A Business of His Own
In 1978, Jim tired of the corporate structure and launched his own company with $15,000 and four employees. Located in Anaheim, Calif., the start-up company named Details Inc. created the “inner layer details” for printed circuit boards. It became the fastest, quick-turn-around engineering prototype circuit board shop in the United States.
One of the secrets of Details’ success was its excellent customer service. Jim had found that designers in large firms had stopped checking their work.
“We would spot deficiencies in their designs and fix them quickly,” he explained.
Details Inc. became known for meeting deadlines and doing things right. Their client list included Compaq, IBM, Apple and Motorola. “We made boards for nearly every computer company in the country,” Jim said. He thanks his father and father-in-law, both small businessmen, for teaching him the importance of customer service.
While Jim was building his business, Sue returned to college and earned a bachelor’s degree in psychology at Cal State Fullerton.
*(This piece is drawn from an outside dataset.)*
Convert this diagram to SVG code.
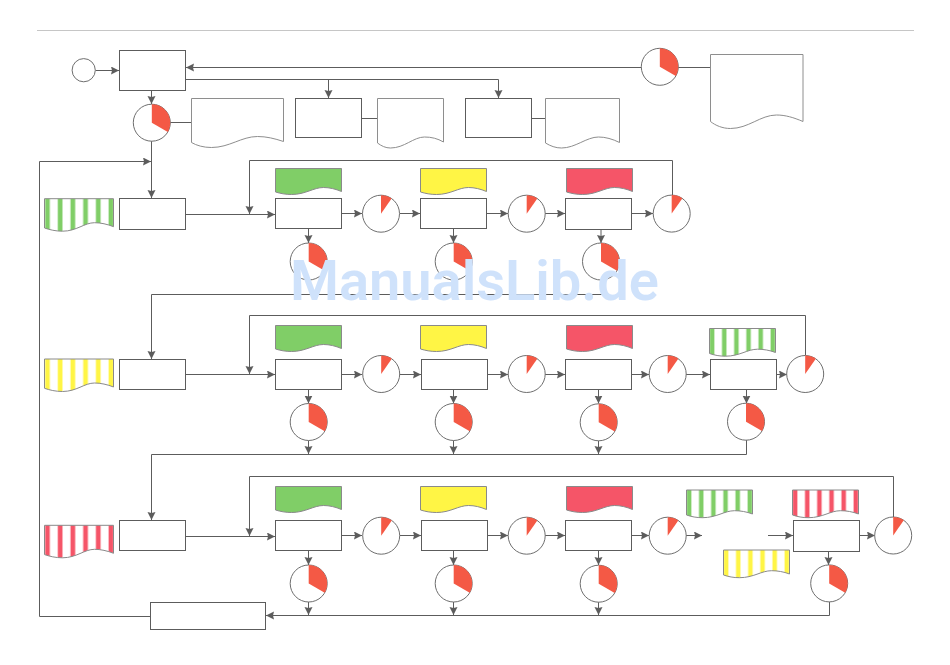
<svg xmlns="http://www.w3.org/2000/svg" width="950" height="665" viewBox="0 0 950 665">
<style>
.c{fill:none;stroke:#5c5c5c;stroke-width:1}
.a{marker-end:url(#arrow)}
.box{fill:#fff;stroke:#5c5c5c;stroke-width:1}
.doc{fill:#fff;stroke:#8e8e8e;stroke-width:1}
.tag{stroke:#8a8a8a;stroke-width:1}
.ring{fill:#fff;stroke:#6e6e6e;stroke-width:1}
.wedge{fill:#f45945}
.wm{font-family:Roboto,"Liberation Sans",sans-serif;font-weight:600;font-size:56px;fill:#cfe2fb}
</style>
<defs>
<marker id="arrow" markerUnits="userSpaceOnUse" markerWidth="9" markerHeight="9" refX="8" refY="4" orient="auto"><path d="M0 0L8 4L0 8L1 4Z" fill="#5c5c5c"/></marker>
<pattern id="sg1" patternUnits="userSpaceOnUse" width="12.7" height="40" x="-9.8"><rect width="12.7" height="40" fill="#fff"/><rect x="10.4" width="2.3" height="40" fill="#80ce67"/><rect x="0" width="2.4" height="40" fill="#80ce67"/></pattern>
<pattern id="sy1" patternUnits="userSpaceOnUse" width="12.7" height="40" x="-9.8"><rect width="12.7" height="40" fill="#fff"/><rect x="10.4" width="2.3" height="40" fill="#fff545"/><rect x="0" width="2.4" height="40" fill="#fff545"/></pattern>
<pattern id="sr1" patternUnits="userSpaceOnUse" width="12.7" height="40" x="-9.8"><rect width="12.7" height="40" fill="#fff"/><rect x="10.4" width="2.3" height="40" fill="#f55568"/><rect x="0" width="2.4" height="40" fill="#f55568"/></pattern>
<pattern id="sg2" patternUnits="userSpaceOnUse" width="12.15" height="40" x="-9.55"><rect width="12.15" height="40" fill="#fff"/><rect x="9.9" width="2.25" height="40" fill="#80ce67"/><rect x="0" width="2.25" height="40" fill="#80ce67"/></pattern>
<pattern id="sy2" patternUnits="userSpaceOnUse" width="12.15" height="40" x="-9.55"><rect width="12.15" height="40" fill="#fff"/><rect x="9.9" width="2.25" height="40" fill="#fff545"/><rect x="0" width="2.25" height="40" fill="#fff545"/></pattern>
<pattern id="sr2" patternUnits="userSpaceOnUse" width="12.15" height="40" x="-9.55"><rect width="12.15" height="40" fill="#fff"/><rect x="9.9" width="2.25" height="40" fill="#f55568"/><rect x="0" width="2.25" height="40" fill="#f55568"/></pattern>
<path id="tag" d="M0 0H66V23C60 20.500 54 19 48 19C38 19 30 26 16 26C10 26 5 25 0 23.500Z"/>
<path id="tagS" d="M0 0H66V24C60 21.700 54 20.700 48 20.700C38 20.700 30 27.700 16 27.700C10 27.700 5 26.700 0 25Z"/>
<path id="tagL" d="M0 0H69V28C63 25.500 56 24 50 24C40 24 32 32.500 18 32.500C11 32.500 5 31 0 29.300Z"/>
<g id="pieL"><circle class="ring" r="18.500"/><path class="wedge" d="M0 0V-18.500A18.500 18.500 0 0 1 16 9.250Z"/></g>
<g id="pieS"><circle class="ring" r="18.500"/><path class="wedge" d="M0 0V-18.500A18.500 18.500 0 0 1 10.600 -15.200Z"/></g>
</defs>
<rect width="950" height="665" fill="#fff"/>
<path d="M37 30.500H914" fill="none" stroke="#c6c6c6" stroke-width="1"/>
<g id="connectors">
<path class="c a" d="M95.500 70.500H119"/>
<path class="c a" d="M641 67.500H186"/>
<path class="c a" d="M186 79.500H498.500V98"/>
<path class="c a" d="M328.500 79.500V98"/>
<path class="c a" d="M151.500 90.500V104"/>
<path class="c a" d="M151.500 141V198"/>
<path class="c" d="M170 122.500H191M362 118.500H377M532 118.500H545M678 67.500H711"/>
<path class="c a" d="M150 616.500H39.500V161.500H151"/>
<path class="c a" d="M186 214.500H275"/>
<path class="c a" d="M672.500 195V160.500H249.500V214"/>
<path class="c a" d="M342 213.500H362"/><path class="c a" d="M400 213.500H420"/><path class="c a" d="M487 213.500H508"/><path class="c a" d="M545 213.500H565"/><path class="c a" d="M632 213.500H653"/>
<path class="c a" d="M308.500 228.500V243"/><path class="c a" d="M453.500 228.500V243"/><path class="c a" d="M601 229.500V243"/>
<path class="c a" d="M602.500 280V294.500H151.500V359"/>
<path class="c a" d="M186 374.500H275"/>
<path class="c a" d="M805.500 355V315.500H249.500V374"/>
<path class="c a" d="M342 374.500H362"/><path class="c a" d="M400 374.500H421"/><path class="c a" d="M488 374.500H508"/><path class="c a" d="M545 374.500H565"/><path class="c a" d="M632 374.500H649"/><path class="c a" d="M686 374.500H710"/><path class="c a" d="M777 374.500H787"/>
<path class="c a" d="M308.500 389.500V403.500"/><path class="c a" d="M453.500 389.500V403.500"/><path class="c a" d="M598.500 389.500V403.500"/><path class="c a" d="M746.500 389.500V403.500"/>
<path class="c a" d="M308.500 440.500V454"/><path class="c a" d="M453.500 440.500V454"/><path class="c a" d="M598.500 440.500V454"/>
<path class="c a" d="M746.500 440V454.500H151.500V520"/>
<path class="c a" d="M186 536.500H275"/>
<path class="c a" d="M893.500 517V476.500H249.500V536"/>
<path class="c a" d="M342 535.500H362"/><path class="c a" d="M400 535.500H421"/><path class="c a" d="M488 535.500H508"/><path class="c a" d="M545 535.500H565"/><path class="c a" d="M632 535.500H649"/><path class="c a" d="M686 535.500H702"/><path class="c a" d="M768 535.500H793"/><path class="c a" d="M860 535.500H875"/>
<path class="c a" d="M308.500 550.500V565"/><path class="c a" d="M453.500 550.500V565"/><path class="c a" d="M598.500 550.500V565"/><path class="c a" d="M828.500 551.500V565"/>
<path class="c a" d="M308.500 602V615"/><path class="c a" d="M453.500 602V615"/><path class="c a" d="M598.500 602V615"/>
<path class="c a" d="M829.500 602V615.500H266"/>
</g>
<g id="start"><circle class="ring" cx="83.700" cy="70.200" r="11.600"/></g>
<g id="box-a"><rect class="box" x="119.500" y="50.500" width="66" height="40"/></g>
<g id="pie-1"><use href="#pieL" x="151.800" y="122.700"/></g>
<g id="doc-1"><path class="doc" transform="translate(191.500 98.500)" d="M0 0H92V43C83 40 75 38 66 38C50 38 38 49 20 49C12 49 5 47 0 44Z"/></g>
<g id="box-b"><rect class="box" x="295.500" y="98.500" width="66" height="39"/></g>
<g id="doc-2"><path class="doc" transform="translate(377.500 98.500)" d="M0 0H66V43.500C60 40 54 38.500 47 38.500C36 38.500 27 49.500 13 49.500C8 49.500 4 47.500 0 44.500Z"/></g>
<g id="box-c"><rect class="box" x="465.500" y="98.500" width="66" height="39"/></g>
<g id="doc-3"><path class="doc" transform="translate(545.500 98.500)" d="M0 0H74V44C67 40.500 60 38.500 53 38.500C41 38.500 30 49.500 16 49.500C10 49.500 5 47.500 0 44.500Z"/></g>
<g id="pie-top"><use href="#pieL" x="659.800" y="66.800"/></g>
<g id="doc-4"><path class="doc" transform="translate(710.500 54.500)" d="M0 0H92.500V67C83 63 75 60.500 66 60.500C50 60.500 38 74 20 74C12 74 5 71 0 67Z"/></g>

<g id="tag-s-green"><use href="#tagL" x="44.500" y="198.700" fill="url(#sg1)" class="tag"/></g>
<g id="row1-start"><rect class="box" x="119.500" y="198.500" width="66" height="31"/></g>
<g id="r1-tag1"><use href="#tag" x="275.500" y="168.500" fill="#80ce67" class="tag"/></g>
<g id="r1-box1"><rect class="box" x="275.500" y="198.500" width="66" height="30"/></g>
<g id="r1-s1"><use href="#pieS" x="381" y="213.700"/></g>
<g id="r1-p1"><use href="#pieL" x="308.700" y="261.500"/></g>
<g id="r1-tag2"><use href="#tag" x="420.500" y="168.500" fill="#fff545" class="tag"/></g>
<g id="r1-box2"><rect class="box" x="420.500" y="198.500" width="66" height="30"/></g>
<g id="r1-s2"><use href="#pieS" x="526.700" y="213.700"/></g>
<g id="r1-p2"><use href="#pieL" x="453.700" y="261.500"/></g>
<g id="r1-tag3"><use href="#tag" x="566.500" y="168.500" fill="#f55568" class="tag"/></g>
<g id="r1-box3"><rect class="box" x="565.500" y="198.500" width="66" height="31"/></g>
<g id="r1-s3"><use href="#pieS" x="671.700" y="213.600"/></g>
<g id="r1-p3"><use href="#pieL" x="601" y="261.500"/></g>

<g id="tag-s-yellow"><use href="#tagL" x="44.500" y="359" fill="url(#sy1)" class="tag"/></g>
<g id="row2-start"><rect class="box" x="119.500" y="359.500" width="66" height="30"/></g>
<g id="r2-tag1"><use href="#tag" x="275.500" y="325.500" fill="#80ce67" class="tag"/></g>
<g id="r2-box1"><rect class="box" x="275.500" y="359.500" width="66" height="30"/></g>
<g id="r2-s1"><use href="#pieS" x="381.200" y="374"/></g>
<g id="r2-p1"><use href="#pieL" x="308.700" y="422"/></g>
<g id="r2-tag2"><use href="#tag" x="420.500" y="325.500" fill="#fff545" class="tag"/></g>
<g id="r2-box2"><rect class="box" x="421.500" y="359.500" width="66" height="30"/></g>
<g id="r2-s2"><use href="#pieS" x="526.700" y="374"/></g>
<g id="r2-p2"><use href="#pieL" x="453.700" y="422"/></g>
<g id="r2-tag3"><use href="#tag" x="566.500" y="325.500" fill="#f55568" class="tag"/></g>
<g id="r2-box3"><rect class="box" x="565.500" y="359.500" width="66" height="30"/></g>
<g id="r2-s3"><use href="#pieS" x="667.700" y="374"/></g>
<g id="r2-p3"><use href="#pieL" x="598.700" y="422.300"/></g>
<g id="r2-tag4"><use href="#tagS" x="709.500" y="328.500" fill="url(#sg2)" class="tag"/></g>
<g id="r2-box4"><rect class="box" x="710.500" y="359.500" width="66" height="30"/></g>
<g id="r2-p4"><use href="#pieL" x="746" y="421.700"/></g>
<g id="r2-s4"><use href="#pieS" x="805.200" y="374"/></g>

<g id="tag-s-red"><use href="#tagL" x="44.500" y="525.300" fill="url(#sr1)" class="tag"/></g>
<g id="row3-start"><rect class="box" x="119.500" y="520.500" width="66" height="30"/></g>
<g id="r3-tag1"><use href="#tag" x="275.500" y="486.500" fill="#80ce67" class="tag"/></g>
<g id="r3-box1"><rect class="box" x="275.500" y="520.500" width="66" height="30"/></g>
<g id="r3-s1"><use href="#pieS" x="381.200" y="535.700"/></g>
<g id="r3-p1"><use href="#pieL" x="308.700" y="583.500"/></g>
<g id="r3-tag2"><use href="#tag" x="420.500" y="486.500" fill="#fff545" class="tag"/></g>
<g id="r3-box2"><rect class="box" x="421.500" y="520.500" width="66" height="30"/></g>
<g id="r3-s2"><use href="#pieS" x="526.700" y="535.700"/></g>
<g id="r3-p2"><use href="#pieL" x="453.700" y="583.500"/></g>
<g id="r3-tag3"><use href="#tag" x="566.500" y="486.500" fill="#f55568" class="tag"/></g>
<g id="r3-box3"><rect class="box" x="565.500" y="520.500" width="66" height="30"/></g>
<g id="r3-s3"><use href="#pieS" x="667.700" y="535.700"/></g>
<g id="r3-p3"><use href="#pieL" x="598.700" y="583.700"/></g>
<g id="r3-tag4"><use href="#tagS" x="686.500" y="490" fill="url(#sg2)" class="tag"/></g>
<g id="r3-tag5"><use href="#tagS" x="723.500" y="550" fill="url(#sy2)" class="tag"/></g>
<g id="r3-tag6"><use href="#tagS" x="792.500" y="490" fill="url(#sr2)" class="tag"/></g>
<g id="r3-box4"><rect class="box" x="793.500" y="520.500" width="66" height="31"/></g>
<g id="r3-p4"><use href="#pieL" x="829.200" y="583.400"/></g>
<g id="r3-s4"><use href="#pieS" x="893.200" y="535.500"/></g>
<g id="end-box"><rect class="box" x="150.500" y="602.500" width="115" height="27"/></g>
<text class="wm" x="290" y="299.500">ManualsLib.de</text>
</svg>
She worked for many years as a patient representative in acute and rehab hospitals.
In 1996, Details Inc. was sold, giving the Swensons more time to pursue other interests.
The Swensons’ generosity extended to capital giving this year making possible the 33,000-square-foot center for the social and behavioral sciences located on the site of the former tennis courts.
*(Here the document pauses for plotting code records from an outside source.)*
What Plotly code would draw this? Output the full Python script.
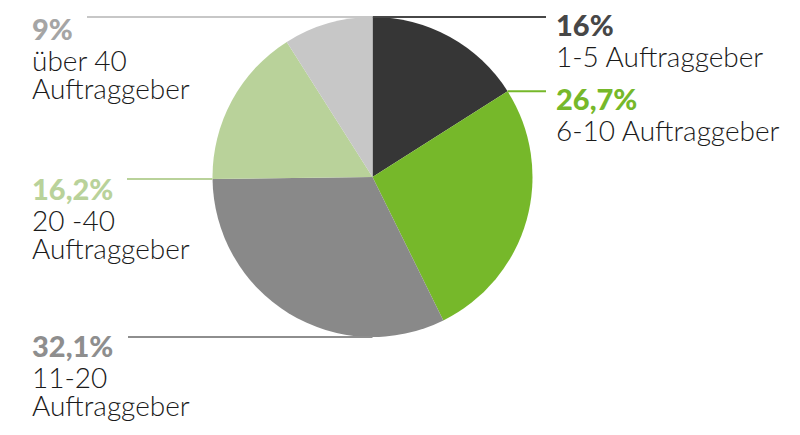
import math
import plotly.graph_objects as go

# ---- data ----
categories = ["1-5 Auftraggeber", "6-10 Auftraggeber", "11-20 Auftraggeber",
              "20 -40 Auftraggeber", "über 40 Auftraggeber"]
values = [16, 26.7, 32.1, 16.2, 9]
pct_labels = ["16%", "26,7%", "32,1%", "16,2%", "9%"]
label_lines = [["1-5 Auftraggeber"], ["6-10 Auftraggeber"], ["11-20", "Auftraggeber"],
               ["20 -40", "Auftraggeber"], ["über 40", "Auftraggeber"]]
slice_colors = ["#363636", "#76b82a", "#898989", "#b9d29a", "#c7c7c7"]
pct_colors = ["#474747", "#76b82a", "#8e8e8e", "#b9d29a", "#a5a5a5"]
line_colors = ["#474747", "#76b82a", "#8e8e8e", "#b9d29a", "#c7c7c7"]

W, H = 800, 435
CX, CY, R = 372.5, 177, 160
PCT_SIZE, LBL_SIZE = 29, 28

fig = go.Figure(go.Pie(
    values=values, labels=categories, sort=False, direction="clockwise",
    rotation=0, marker=dict(colors=slice_colors, line=dict(width=0)),
    textinfo="none", hoverinfo="label+percent", showlegend=False,
    domain=dict(x=[(CX - R) / W, (CX + R) / W], y=[1 - (CY + R) / H, 1 - (CY - R) / H]),
))

def px(x): return x / W
def py(y): return 1 - y / H

total = sum(values)
cum = [0]
for v in values:
    cum.append(cum[-1] + v)
def pt(frac):
    a = 2 * math.pi * frac / total
    return CX + R * math.sin(a), CY - R * math.cos(a)

top = pt(cum[0])
b12 = pt(cum[1])
b34 = pt(cum[3])
bottom = (CX, CY + R)
# (pie point, leader end x, text x, percent baseline y)
leaders = [
    (top, 546, 554, 36),      # 16%
    (b12, 546, 554, 110),     # 26,7%
    (bottom, 128, 30, 357),   # 32,1%
    (b34, 127, 30, 200),      # 16,2%
    (top, 87, 30, 40),        # 9%
]

shapes = []
annotations = []
def add_text(x, baseline, text, size, color, weight):
    annotations.append(dict(xref="paper", yref="paper", x=px(x), y=py(baseline - 1.08 * size),
                            xanchor="left", yanchor="top", align="left", showarrow=False,
                            text=text,
                            font=dict(family="Lato", size=size, color=color, weight=weight)))

for i, ((x0, y0), xe, tx, base) in enumerate(leaders):
    shapes.append(dict(type="line", xref="paper", yref="paper",
                       x0=px(x0), x1=px(xe), y0=py(y0), y1=py(y0),
                       line=dict(color=line_colors[i], width=2)))
    add_text(tx, base, pct_labels[i], PCT_SIZE, pct_colors[i], 900)
    b = base + 31
    for ln in label_lines[i]:
        add_text(tx, b, ln, LBL_SIZE, "#1a1a1a", 300)
        b += 28

fig.update_layout(width=W, height=H, margin=dict(l=0, r=0, t=0, b=0),
                  paper_bgcolor="white", plot_bgcolor="white",
                  shapes=shapes, annotations=annotations)
fig.write_html("out.html", config={"displayModeBar": False},
               post_script="document.body.style.margin='0';")
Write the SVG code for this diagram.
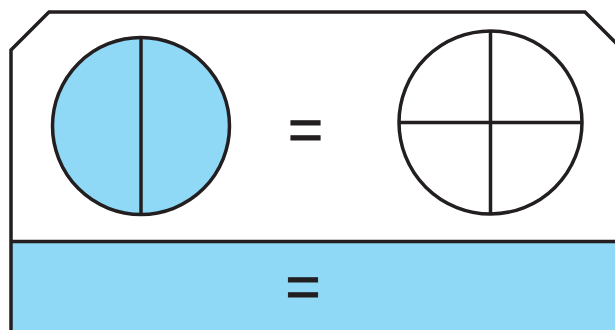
<svg xmlns="http://www.w3.org/2000/svg" width="615" height="330" viewBox="0 0 615 330">
<style>
.ln{fill:none;stroke:#231f20;stroke-width:3.5}
.eq{font-family:"Liberation Sans",Arial,sans-serif;font-size:60px;fill:#231f20;stroke:#231f20;stroke-width:1;text-anchor:middle}
</style>
<rect width="615" height="330" fill="#ffffff"/>
<g id="card">
<rect x="11" y="241.5" width="610" height="95" fill="#8fd9f6"/>
<path class="ln" d="M11,336 V50 L49,12 H585 L620,47"/>
<line class="ln" x1="11" y1="241.5" x2="620" y2="241.5"/>
</g>
<g id="half">
<circle cx="141" cy="126" r="88.5" fill="#8fd9f6" stroke="#231f20" stroke-width="3.5"/>
<line class="ln" x1="141" y1="37.5" x2="141" y2="214.5"/>
</g>
<g id="eq1"><text class="eq" x="305.5" y="150">=</text></g>
<g id="quarters">
<circle cx="490.5" cy="122.5" r="91.5" fill="#ffffff" stroke="#231f20" stroke-width="3.5"/>
<line class="ln" x1="490.5" y1="31" x2="490.5" y2="214"/>
<line class="ln" x1="399" y1="122.5" x2="582" y2="122.5"/>
</g>
<g id="eq2"><text class="eq" x="303" y="307">=</text></g>
</svg>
CLU’s first LEED-certified (Leadership in Energy and Environmental Design) building, it contains 43 faculty offices, nine state-of-the-art classrooms, two computer labs, a psychology lab and a conference room. The new structure has enabled professors to finally move out of the converted chicken coops that have been in use since classes began in 1961.
Psychology professor Steve Kissinger, who had an office in a converted chicken coop for 19 years, described the new building as open and airy.
“I served as the Social Science rep on the construction committee, and at the end of each meeting we took a walk-through tour of Swenson. It was difficult to return to my office in G Building. It was so dark and dingy in comparison.”
The new center houses several departments and gives faculty the opportunity to interact with more colleagues than in the past, Kissinger observed. He also thinks the new classrooms have a big impact on students.
“The classrooms are large, bright and modern. They are all equipped with the latest technology, especially the computer labs.”
“With Jim’s commitment to science and technology, it is very fitting for our first ‘green’ building to bear the Swenson name,” added Kimball. “We are all proud of this new and long-awaited academic facility.”
Jim Swenson gives more than financial resources to CLU. A member of the Board of Regents since 1998, he encourages his fellow board members to think outside the box when coming up with new ways to better serve students.
Besides CLU and their alma maters, the Swenson Family Foundation supports the Ocean Institute of Dana Point, Orange County Performing Arts (Children’s Programming) and Children’s Hospital of Orange County where they established the Swenson Assistance Endowment for Families.
When asked why they are so generous, Jim talks about his mother. “She was very giving,” he said, explaining that she always made soup and shared it with a poor man that scavenged in their neighborhood.
“Why did you have that dirty man in,” young Jim would ask his mother. “We have plenty. We can share,” was her response.
“That’s the Midwestern way,” Sue clarified. “That’s just what people did.”